Потом его рвало в огороде. Слишком много съел, слишком много произошло. На пальце было до сих пор пятно от ограды для бабушки. Бабушки, которую он боялся, к которой не хотел ехать, от которой плохо пахло, которую презирал, и которую должен был любить. Шёпот в комнате с усопшей, кажется, оглушал его. Эти взгляды незнакомых для него людей вокруг, этот спертый воздух, непроветриваемого помещения, кажется, что не только дух бабушки, но и другие собрались. И воздух стал тяжёл от всех слов, от всхлипываний, от духов, и невозможно было дышать.

-Море волнуется раз, — повторил мальчик про себя.

Лики с образов смотрели на Витю, они знали правду, они знали, что он боялся и не хотел быть здесь.

-Море волнуется два, — Витя стоял на коленях в огороде и его рвало, он вытирал лицо рукавом костюма, в котором было жарко.

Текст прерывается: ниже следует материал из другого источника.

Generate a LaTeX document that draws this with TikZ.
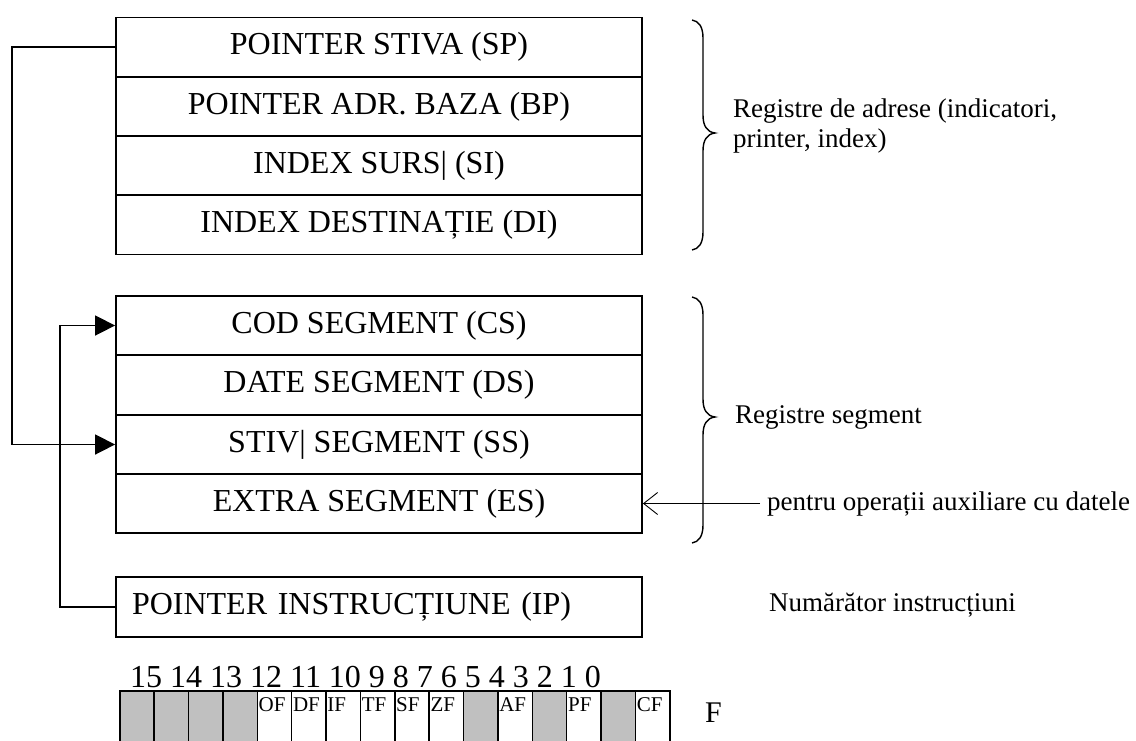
\documentclass[tikz,border=0pt]{standalone}
\usepackage{fontspec}
\setmainfont{Liberation Serif}
\usetikzlibrary{arrows.meta}
\definecolor{cellgray}{RGB}{192,192,192}
\begin{document}
\begin{tikzpicture}[x=1pt,y=-1pt,
  reg/.style={draw,line width=1.8pt,minimum width=526pt,minimum height=59pt,inner sep=0pt,font=\fontsize{32}{38}\selectfont},
  conn/.style={line width=1.6pt},
  tiparrow/.style={-{Triangle[length=20pt,width=20pt]}},
  note/.style={font=\fontsize{27}{31}\selectfont,anchor=base west,inner sep=0pt},
  bracestyle/.style={line width=1.4pt},
  cell/.style={draw,line width=1.6pt,minimum width=34.375pt,minimum height=70pt,anchor=north west,inner sep=0pt},
  flag/.style={font=\fontsize{21}{23}\selectfont,anchor=base west,inner sep=0pt}
]
\useasboundingbox (0,0) rectangle (1136,740);

% address registers
\node[reg] (sp) at (379,47) {POINTER STIVA (SP)};
\node[reg] (bp) at (379,106.5) {POINTER ADR. BAZA (BP)};
\node[reg] (si) at (379,165.5) {INDEX SURS| (SI)};
\node[reg] (di) at (379,225) {INDEX DESTINAȚIE (DI)};

% segment registers
\node[reg] (cs) at (379,325.5) {COD SEGMENT (CS)};
\node[reg] (ds) at (379,385) {DATE SEGMENT (DS)};
\node[reg] (ss) at (379,444.5) {STIV| SEGMENT (SS)};
\node[reg] (es) at (379,503.5) {EXTRA SEGMENT (ES)};

% instruction pointer
\node[reg,minimum height=60pt,text width=494pt,inner xsep=16pt,align=left] (ip) at (379,607) {POINTER INSTRUCȚIUNE (IP)};

% connectors
\draw[conn,tiparrow] (sp.west) -- ++(-103,0) |- (ss.west);
\draw[conn,tiparrow] (ip.west) -- ++(-55,0) |- (cs.west);
\coordinate (esin) at (760,503.5);
\draw[line width=0.9pt,-{Straight Barb[length=14pt,width=22pt]}] (esin) -- (es.east);

% braces
\draw[bracestyle] (692,20) .. controls (699,21) and (703,27) .. (703,38) -- (703,115)
  .. controls (703,126) and (707,132) .. (715,133)
  .. controls (707,134) and (703,140) .. (703,151) -- (703,232)
  .. controls (703,243) and (699,249) .. (692,250);
\draw[bracestyle] (692,297) .. controls (699,298) and (703,304) .. (703,315) -- (703,399)
  .. controls (703,410) and (707,416) .. (715,417)
  .. controls (707,418) and (703,424) .. (703,435) -- (703,525)
  .. controls (703,536) and (699,542) .. (692,543);

% notes
\node[note] (adr1) at (733,117) {Registre de adrese (indicatori,};
\node[note] (adr2) at (733,147) {printer, index)};
\node[note] (seg) at (735,423) {Registre segment};
\node[note] (aux) at (767,510) {pentru operații auxiliare cu datele};
\node[note] (num) at (769,611) {Numărător instrucțiuni};

% flags register
\node[anchor=base west,inner sep=0pt,font=\fontsize{32}{38}\selectfont] (bits) at (130,687) {15 14 13 12 11 10 9 8 7 6 5 4 3 2 1 0};
\foreach \i in {0,1,2,3,10,12,14}
  \node[cell,fill=cellgray] (c\i) at ({119+34.375*\i},690) {};
\foreach \i/\lab in {4/OF,5/DF,6/IF,7/TF,8/SF,9/ZF,11/AF,13/PF,15/CF}{
  \node[cell] (c\i) at ({119+34.375*\i},690) {};
  \node[flag] (l\i) at ({121+34.375*\i},711) {\lab};
}
\node[anchor=base west,inner sep=0pt,font=\fontsize{30}{34}\selectfont] (freg) at (705,722) {F};
\end{tikzpicture}
\end{document}
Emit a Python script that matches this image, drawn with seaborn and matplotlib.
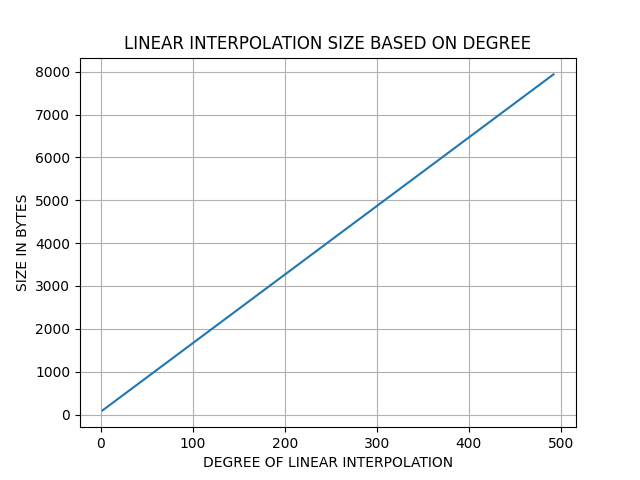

-Море волнуется три, — безучастное лицо мамы, непоколебимое, как скала. Нет, она не потерпит от него слабости, он должен сделать как положено.

-Море волнуется три, — и этот взгляд бабушки, когда они к ней пришли в последний раз, там была усталость и мольба. Он не заметил, он обратил внимание на то, как она жила, на ее неухоженность, на близость смерти, он испугался и только когда она умерла, и его выворачивало на изнанку в огороде он вспомнил этот взгляд. Взгляд мольбы, страха, сожаления и прощения.

-Морская фигура замри, — Витя стоял на коленях в огороде и плакал, ревел, бил руками горячий снег, выл в голос. Слезы падали на песок, он вытирал их рукавом и не мог остановиться.

Мальчика нашли уснувшим в огороде ближе к вечеру. Все были заняты и думали, что ребёнок вместе с другими детьми ушёл к соседям. Отец поднял ребёнка на руки, чтобы унести в дом и заметил следы ещё одного человека, он был рад, что когда его сыну было плохо, кто-то оказался рядом и поддержал. Он инстинктивно обернулся и оглядел огород, никого не было. Солнце заходило. Он отнёс мальчика в дом.